Assuming for the sake of simplicity that only basic techniques are implemented to realize the meta-sampling stage, the total sampling error in assessing the audience of channel 'A' in this example can be estimated considering that all three sampling processes are linked in series towards the output. In other words, the total audience for a certain channel at any given timeslot is the product of the proportion of individuals viewing television (as determined by the reference panel), multiplied by the share of the channel provided by the mass panel, where the "product" in this case is performed by a digital logic process (i.e. the meta-sampling stage) that introduces further noise in the output data. Since all three processes are totally independent and uncorrelated (regarding the generation of noise), the total error introduced may be estimated by calculating the RMS value over their respective contributions, i.e. ε = SQRT((4.8%)2 + (11.5%)2 + (4.1%)2) = 13.1 %.
If only sampling errors respect to channel 'A' are taken into account, a comparable result would be obtainable through a traditional respondent panel of 5 '761 respondents, for whom all television sets should be equipped with a complete peoplemeter setup, implying high maintenance costs as those associated with such technology. An audience measurement system as the one described above uses instead mobile phones in the mass panel enabling significant operational cost savings, yet being capable of producing high- quality audience data. Such a system does not rely on complex predictive analytics and does not require calibration of regression coefficients.
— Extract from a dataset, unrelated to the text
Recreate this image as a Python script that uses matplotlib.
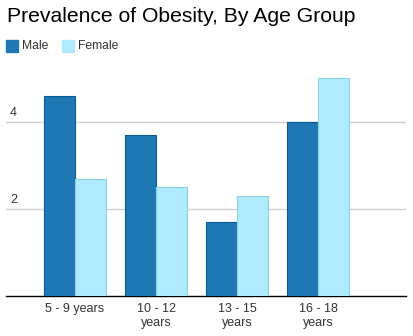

Analogous examples can be derived from the above explanation using different metering equipment for both the mass and reference panels. The underlying logic is substantially similar in all cases, the differences stemming from eventual performance limitations found in the chosen technologies.
By way of example, diaries filled up by mass respondents may be used instead of mobile phones to save even more on costs. In such case, the performance of the mass panel
would be lower than the mobile phone due to known limitations of diaries (e.g. the practical impossibility of producing overnight ratings); yet such an arrangement would provide audience data of higher quality than what would otherwise be achievable by using diaries alone. For example, total audiences indications on a minute-by-minute basis would be achievable in this case (which is not possible using only diaries).
While the invention has been illustrated and embodied in a method for measuring audiences, it will be appreciated that a number of modifications and/or system structure changes may be made without departing from the spirit of the present invention.
It will be appreciated that the term "computer system" as used herein refers to any computer-related entity, and encompasses hardware and software, as well as firmware. By way of example, both a server per se and a program that is being run on a server may be regarded as being a computer system. Furthermore, a computer system may run one or more programs which reside a single computer and/or is separable from the device and/or can be run on two or more separate physical media devices.
Whilst many of the embodiments and examples described above relate to measuring television audiences, the present invention is not limited to any particular type of media or broadcasting system. The skilled person will indeed appreciate that the methods and embodiments described can be advantageously applied to a variety of audience measurement applications.